- **What you need to do**:
Give an exact transcription of every line, dropping the images.

- **Data block**:
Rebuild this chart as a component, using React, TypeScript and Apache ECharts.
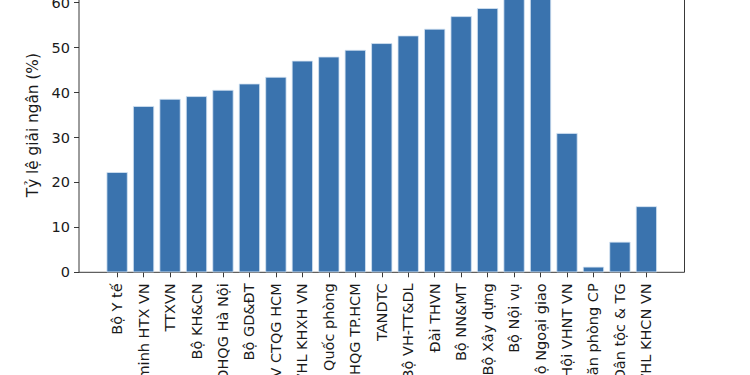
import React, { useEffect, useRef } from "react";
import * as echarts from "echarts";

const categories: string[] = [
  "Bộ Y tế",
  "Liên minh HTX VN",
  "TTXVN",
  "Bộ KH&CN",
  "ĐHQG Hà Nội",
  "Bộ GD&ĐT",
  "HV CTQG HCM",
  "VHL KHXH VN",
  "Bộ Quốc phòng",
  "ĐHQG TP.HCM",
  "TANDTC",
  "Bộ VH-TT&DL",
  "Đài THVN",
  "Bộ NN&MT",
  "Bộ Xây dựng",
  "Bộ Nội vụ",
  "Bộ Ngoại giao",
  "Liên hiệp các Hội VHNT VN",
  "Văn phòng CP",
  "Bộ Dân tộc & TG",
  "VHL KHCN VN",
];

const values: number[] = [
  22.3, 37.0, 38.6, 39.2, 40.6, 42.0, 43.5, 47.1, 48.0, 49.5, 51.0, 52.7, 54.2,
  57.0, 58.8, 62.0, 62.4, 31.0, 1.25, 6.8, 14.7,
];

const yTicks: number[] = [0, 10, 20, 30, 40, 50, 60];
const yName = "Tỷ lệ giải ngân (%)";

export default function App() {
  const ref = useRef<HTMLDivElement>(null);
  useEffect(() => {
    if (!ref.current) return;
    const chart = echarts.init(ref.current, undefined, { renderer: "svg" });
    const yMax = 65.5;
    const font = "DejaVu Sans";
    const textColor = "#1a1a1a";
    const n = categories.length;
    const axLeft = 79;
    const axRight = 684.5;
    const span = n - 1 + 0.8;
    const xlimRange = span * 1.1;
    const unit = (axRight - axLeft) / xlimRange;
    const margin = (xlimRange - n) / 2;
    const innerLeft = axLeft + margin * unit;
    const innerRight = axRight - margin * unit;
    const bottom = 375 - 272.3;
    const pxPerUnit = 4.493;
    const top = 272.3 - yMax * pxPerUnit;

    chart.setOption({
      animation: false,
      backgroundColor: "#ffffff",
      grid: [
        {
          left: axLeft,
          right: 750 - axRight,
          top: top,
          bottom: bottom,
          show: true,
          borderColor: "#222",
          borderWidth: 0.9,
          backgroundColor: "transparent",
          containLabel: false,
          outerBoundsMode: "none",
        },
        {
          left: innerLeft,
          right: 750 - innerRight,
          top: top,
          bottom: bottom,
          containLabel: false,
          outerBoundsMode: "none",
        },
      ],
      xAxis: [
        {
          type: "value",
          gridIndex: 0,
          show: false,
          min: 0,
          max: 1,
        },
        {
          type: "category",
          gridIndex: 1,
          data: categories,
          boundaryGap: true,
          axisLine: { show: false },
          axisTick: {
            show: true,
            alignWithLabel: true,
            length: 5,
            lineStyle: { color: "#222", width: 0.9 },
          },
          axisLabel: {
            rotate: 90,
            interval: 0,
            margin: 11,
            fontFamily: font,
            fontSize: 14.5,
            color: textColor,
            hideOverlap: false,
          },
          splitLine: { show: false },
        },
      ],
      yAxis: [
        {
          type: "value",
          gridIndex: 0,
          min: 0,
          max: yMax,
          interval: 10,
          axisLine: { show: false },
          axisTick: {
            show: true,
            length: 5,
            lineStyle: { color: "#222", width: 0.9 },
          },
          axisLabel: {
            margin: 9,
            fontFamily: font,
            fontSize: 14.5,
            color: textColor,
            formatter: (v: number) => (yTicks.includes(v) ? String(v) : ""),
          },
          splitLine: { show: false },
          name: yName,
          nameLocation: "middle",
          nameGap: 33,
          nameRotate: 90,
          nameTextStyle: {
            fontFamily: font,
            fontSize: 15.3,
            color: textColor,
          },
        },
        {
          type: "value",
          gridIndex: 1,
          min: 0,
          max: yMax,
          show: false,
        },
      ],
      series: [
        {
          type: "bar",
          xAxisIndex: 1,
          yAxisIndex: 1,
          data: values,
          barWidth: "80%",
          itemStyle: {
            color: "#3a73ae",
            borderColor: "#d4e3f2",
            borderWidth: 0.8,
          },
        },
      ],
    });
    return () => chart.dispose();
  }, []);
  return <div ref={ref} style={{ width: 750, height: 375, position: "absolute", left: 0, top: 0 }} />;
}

- **Final answer**:
Rebuild this chart as a component, using React, TypeScript and Apache ECharts.
import React, { useEffect, useRef } from "react";
import * as echarts from "echarts";

const categories: string[] = [
  "Bộ Y tế",
  "Liên minh HTX VN",
  "TTXVN",
  "Bộ KH&CN",
  "ĐHQG Hà Nội",
  "Bộ GD&ĐT",
  "HV CTQG HCM",
  "VHL KHXH VN",
  "Bộ Quốc phòng",
  "ĐHQG TP.HCM",
  "TANDTC",
  "Bộ VH-TT&DL",
  "Đài THVN",
  "Bộ NN&MT",
  "Bộ Xây dựng",
  "Bộ Nội vụ",
  "Bộ Ngoại giao",
  "Liên hiệp các Hội VHNT VN",
  "Văn phòng CP",
  "Bộ Dân tộc & TG",
  "VHL KHCN VN",
];

const values: number[] = [
  22.3, 37.0, 38.6, 39.2, 40.6, 42.0, 43.5, 47.1, 48.0, 49.5, 51.0, 52.7, 54.2,
  57.0, 58.8, 62.0, 62.4, 31.0, 1.25, 6.8, 14.7,
];

const yTicks: number[] = [0, 10, 20, 30, 40, 50, 60];
const yName = "Tỷ lệ giải ngân (%)";

export default function App() {
  const ref = useRef<HTMLDivElement>(null);
  useEffect(() => {
    if (!ref.current) return;
    const chart = echarts.init(ref.current, undefined, { renderer: "svg" });
    const yMax = 65.5;
    const font = "DejaVu Sans";
    const textColor = "#1a1a1a";
    const n = categories.length;
    const axLeft = 79;
    const axRight = 684.5;
    const span = n - 1 + 0.8;
    const xlimRange = span * 1.1;
    const unit = (axRight - axLeft) / xlimRange;
    const margin = (xlimRange - n) / 2;
    const innerLeft = axLeft + margin * unit;
    const innerRight = axRight - margin * unit;
    const bottom = 375 - 272.3;
    const pxPerUnit = 4.493;
    const top = 272.3 - yMax * pxPerUnit;

    chart.setOption({
      animation: false,
      backgroundColor: "#ffffff",
      grid: [
        {
          left: axLeft,
          right: 750 - axRight,
          top: top,
          bottom: bottom,
          show: true,
          borderColor: "#222",
          borderWidth: 0.9,
          backgroundColor: "transparent",
          containLabel: false,
          outerBoundsMode: "none",
        },
        {
          left: innerLeft,
          right: 750 - innerRight,
          top: top,
          bottom: bottom,
          containLabel: false,
          outerBoundsMode: "none",
        },
      ],
      xAxis: [
        {
          type: "value",
          gridIndex: 0,
          show: false,
          min: 0,
          max: 1,
        },
        {
          type: "category",
          gridIndex: 1,
          data: categories,
          boundaryGap: true,
          axisLine: { show: false },
          axisTick: {
            show: true,
            alignWithLabel: true,
            length: 5,
            lineStyle: { color: "#222", width: 0.9 },
          },
          axisLabel: {
            rotate: 90,
            interval: 0,
            margin: 11,
            fontFamily: font,
            fontSize: 14.5,
            color: textColor,
            hideOverlap: false,
          },
          splitLine: { show: false },
        },
      ],
      yAxis: [
        {
          type: "value",
          gridIndex: 0,
          min: 0,
          max: yMax,
          interval: 10,
          axisLine: { show: false },
          axisTick: {
            show: true,
            length: 5,
            lineStyle: { color: "#222", width: 0.9 },
          },
          axisLabel: {
            margin: 9,
            fontFamily: font,
            fontSize: 14.5,
            color: textColor,
            formatter: (v: number) => (yTicks.includes(v) ? String(v) : ""),
          },
          splitLine: { show: false },
          name: yName,
          nameLocation: "middle",
          nameGap: 33,
          nameRotate: 90,
          nameTextStyle: {
            fontFamily: font,
            fontSize: 15.3,
            color: textColor,
          },
        },
        {
          type: "value",
          gridIndex: 1,
          min: 0,
          max: yMax,
          show: false,
        },
      ],
      series: [
        {
          type: "bar",
          xAxisIndex: 1,
          yAxisIndex: 1,
          data: values,
          barWidth: "80%",
          itemStyle: {
            color: "#3a73ae",
            borderColor: "#d4e3f2",
            borderWidth: 0.8,
          },
        },
      ],
    });
    return () => chart.dispose();
  }, []);
  return <div ref={ref} style={{ width: 750, height: 375, position: "absolute", left: 0, top: 0 }} />;
}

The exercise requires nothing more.